• [DESCRIPTION OF THE TASK]:
Copy out the listing that follows exactly, dropping every picture.

• [DATA EXTRACT]:
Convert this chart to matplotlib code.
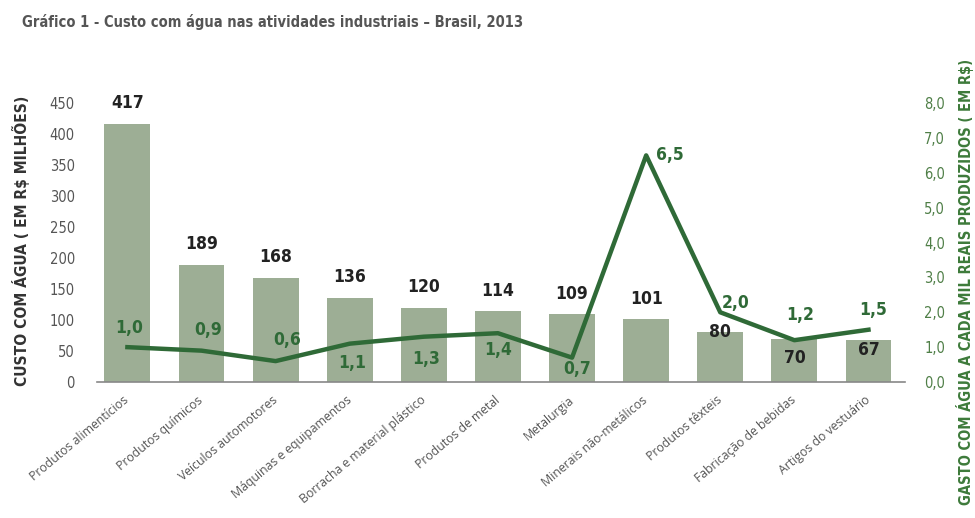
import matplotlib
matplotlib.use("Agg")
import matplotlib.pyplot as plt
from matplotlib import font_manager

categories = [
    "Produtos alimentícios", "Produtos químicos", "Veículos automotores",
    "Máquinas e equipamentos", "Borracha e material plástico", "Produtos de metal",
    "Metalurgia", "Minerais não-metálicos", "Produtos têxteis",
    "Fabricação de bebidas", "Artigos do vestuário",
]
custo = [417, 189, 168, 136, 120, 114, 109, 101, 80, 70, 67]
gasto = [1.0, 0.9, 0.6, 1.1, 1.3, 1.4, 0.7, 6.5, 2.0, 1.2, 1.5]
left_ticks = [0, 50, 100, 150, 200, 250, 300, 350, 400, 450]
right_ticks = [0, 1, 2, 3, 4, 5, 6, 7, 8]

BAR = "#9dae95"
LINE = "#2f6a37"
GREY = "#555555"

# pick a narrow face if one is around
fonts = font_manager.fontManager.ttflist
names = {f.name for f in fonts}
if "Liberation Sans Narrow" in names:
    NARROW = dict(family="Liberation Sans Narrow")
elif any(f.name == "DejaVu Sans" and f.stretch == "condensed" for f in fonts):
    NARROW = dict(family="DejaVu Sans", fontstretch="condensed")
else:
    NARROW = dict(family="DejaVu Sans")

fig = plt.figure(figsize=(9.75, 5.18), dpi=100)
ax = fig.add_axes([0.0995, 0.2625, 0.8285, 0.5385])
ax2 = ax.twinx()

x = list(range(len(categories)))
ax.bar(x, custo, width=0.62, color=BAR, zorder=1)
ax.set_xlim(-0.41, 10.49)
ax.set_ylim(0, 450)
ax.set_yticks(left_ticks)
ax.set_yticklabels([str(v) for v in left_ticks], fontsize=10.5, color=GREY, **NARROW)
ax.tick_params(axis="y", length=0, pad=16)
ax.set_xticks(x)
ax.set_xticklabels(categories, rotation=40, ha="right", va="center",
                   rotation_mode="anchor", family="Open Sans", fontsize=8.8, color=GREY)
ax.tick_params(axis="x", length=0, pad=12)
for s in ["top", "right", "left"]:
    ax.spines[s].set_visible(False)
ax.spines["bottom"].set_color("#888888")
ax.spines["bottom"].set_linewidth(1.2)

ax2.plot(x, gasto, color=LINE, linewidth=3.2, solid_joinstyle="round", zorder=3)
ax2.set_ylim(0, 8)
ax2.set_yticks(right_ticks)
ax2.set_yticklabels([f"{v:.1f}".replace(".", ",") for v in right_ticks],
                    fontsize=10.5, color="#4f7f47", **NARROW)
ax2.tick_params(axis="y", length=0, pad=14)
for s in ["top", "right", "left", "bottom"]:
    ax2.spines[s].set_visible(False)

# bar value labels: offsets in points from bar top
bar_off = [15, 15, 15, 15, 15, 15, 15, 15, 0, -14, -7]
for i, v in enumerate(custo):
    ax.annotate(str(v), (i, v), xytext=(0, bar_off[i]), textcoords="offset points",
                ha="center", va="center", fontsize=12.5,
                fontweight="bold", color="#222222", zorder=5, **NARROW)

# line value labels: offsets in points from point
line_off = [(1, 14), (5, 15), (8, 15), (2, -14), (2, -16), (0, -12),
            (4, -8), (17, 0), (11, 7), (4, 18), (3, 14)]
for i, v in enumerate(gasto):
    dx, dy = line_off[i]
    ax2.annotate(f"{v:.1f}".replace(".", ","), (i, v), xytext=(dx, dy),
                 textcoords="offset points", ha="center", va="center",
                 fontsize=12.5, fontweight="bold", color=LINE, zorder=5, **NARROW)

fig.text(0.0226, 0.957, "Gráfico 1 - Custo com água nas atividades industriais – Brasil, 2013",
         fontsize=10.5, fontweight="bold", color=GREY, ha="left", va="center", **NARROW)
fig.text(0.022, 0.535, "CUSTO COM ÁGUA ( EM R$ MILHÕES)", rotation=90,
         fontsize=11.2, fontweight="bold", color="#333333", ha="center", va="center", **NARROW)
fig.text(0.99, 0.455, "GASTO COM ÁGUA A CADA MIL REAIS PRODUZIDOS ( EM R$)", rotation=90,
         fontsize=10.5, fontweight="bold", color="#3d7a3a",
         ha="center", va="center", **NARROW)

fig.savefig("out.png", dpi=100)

• [ANSWER]:
Convert this chart to matplotlib code.
import matplotlib
matplotlib.use("Agg")
import matplotlib.pyplot as plt
from matplotlib import font_manager

categories = [
    "Produtos alimentícios", "Produtos químicos", "Veículos automotores",
    "Máquinas e equipamentos", "Borracha e material plástico", "Produtos de metal",
    "Metalurgia", "Minerais não-metálicos", "Produtos têxteis",
    "Fabricação de bebidas", "Artigos do vestuário",
]
custo = [417, 189, 168, 136, 120, 114, 109, 101, 80, 70, 67]
gasto = [1.0, 0.9, 0.6, 1.1, 1.3, 1.4, 0.7, 6.5, 2.0, 1.2, 1.5]
left_ticks = [0, 50, 100, 150, 200, 250, 300, 350, 400, 450]
right_ticks = [0, 1, 2, 3, 4, 5, 6, 7, 8]

BAR = "#9dae95"
LINE = "#2f6a37"
GREY = "#555555"

# pick a narrow face if one is around
fonts = font_manager.fontManager.ttflist
names = {f.name for f in fonts}
if "Liberation Sans Narrow" in names:
    NARROW = dict(family="Liberation Sans Narrow")
elif any(f.name == "DejaVu Sans" and f.stretch == "condensed" for f in fonts):
    NARROW = dict(family="DejaVu Sans", fontstretch="condensed")
else:
    NARROW = dict(family="DejaVu Sans")

fig = plt.figure(figsize=(9.75, 5.18), dpi=100)
ax = fig.add_axes([0.0995, 0.2625, 0.8285, 0.5385])
ax2 = ax.twinx()

x = list(range(len(categories)))
ax.bar(x, custo, width=0.62, color=BAR, zorder=1)
ax.set_xlim(-0.41, 10.49)
ax.set_ylim(0, 450)
ax.set_yticks(left_ticks)
ax.set_yticklabels([str(v) for v in left_ticks], fontsize=10.5, color=GREY, **NARROW)
ax.tick_params(axis="y", length=0, pad=16)
ax.set_xticks(x)
ax.set_xticklabels(categories, rotation=40, ha="right", va="center",
                   rotation_mode="anchor", family="Open Sans", fontsize=8.8, color=GREY)
ax.tick_params(axis="x", length=0, pad=12)
for s in ["top", "right", "left"]:
    ax.spines[s].set_visible(False)
ax.spines["bottom"].set_color("#888888")
ax.spines["bottom"].set_linewidth(1.2)

ax2.plot(x, gasto, color=LINE, linewidth=3.2, solid_joinstyle="round", zorder=3)
ax2.set_ylim(0, 8)
ax2.set_yticks(right_ticks)
ax2.set_yticklabels([f"{v:.1f}".replace(".", ",") for v in right_ticks],
                    fontsize=10.5, color="#4f7f47", **NARROW)
ax2.tick_params(axis="y", length=0, pad=14)
for s in ["top", "right", "left", "bottom"]:
    ax2.spines[s].set_visible(False)

# bar value labels: offsets in points from bar top
bar_off = [15, 15, 15, 15, 15, 15, 15, 15, 0, -14, -7]
for i, v in enumerate(custo):
    ax.annotate(str(v), (i, v), xytext=(0, bar_off[i]), textcoords="offset points",
                ha="center", va="center", fontsize=12.5,
                fontweight="bold", color="#222222", zorder=5, **NARROW)

# line value labels: offsets in points from point
line_off = [(1, 14), (5, 15), (8, 15), (2, -14), (2, -16), (0, -12),
            (4, -8), (17, 0), (11, 7), (4, 18), (3, 14)]
for i, v in enumerate(gasto):
    dx, dy = line_off[i]
    ax2.annotate(f"{v:.1f}".replace(".", ","), (i, v), xytext=(dx, dy),
                 textcoords="offset points", ha="center", va="center",
                 fontsize=12.5, fontweight="bold", color=LINE, zorder=5, **NARROW)

fig.text(0.0226, 0.957, "Gráfico 1 - Custo com água nas atividades industriais – Brasil, 2013",
         fontsize=10.5, fontweight="bold", color=GREY, ha="left", va="center", **NARROW)
fig.text(0.022, 0.535, "CUSTO COM ÁGUA ( EM R$ MILHÕES)", rotation=90,
         fontsize=11.2, fontweight="bold", color="#333333", ha="center", va="center", **NARROW)
fig.text(0.99, 0.455, "GASTO COM ÁGUA A CADA MIL REAIS PRODUZIDOS ( EM R$)", rotation=90,
         fontsize=10.5, fontweight="bold", color="#3d7a3a",
         ha="center", va="center", **NARROW)

fig.savefig("out.png", dpi=100)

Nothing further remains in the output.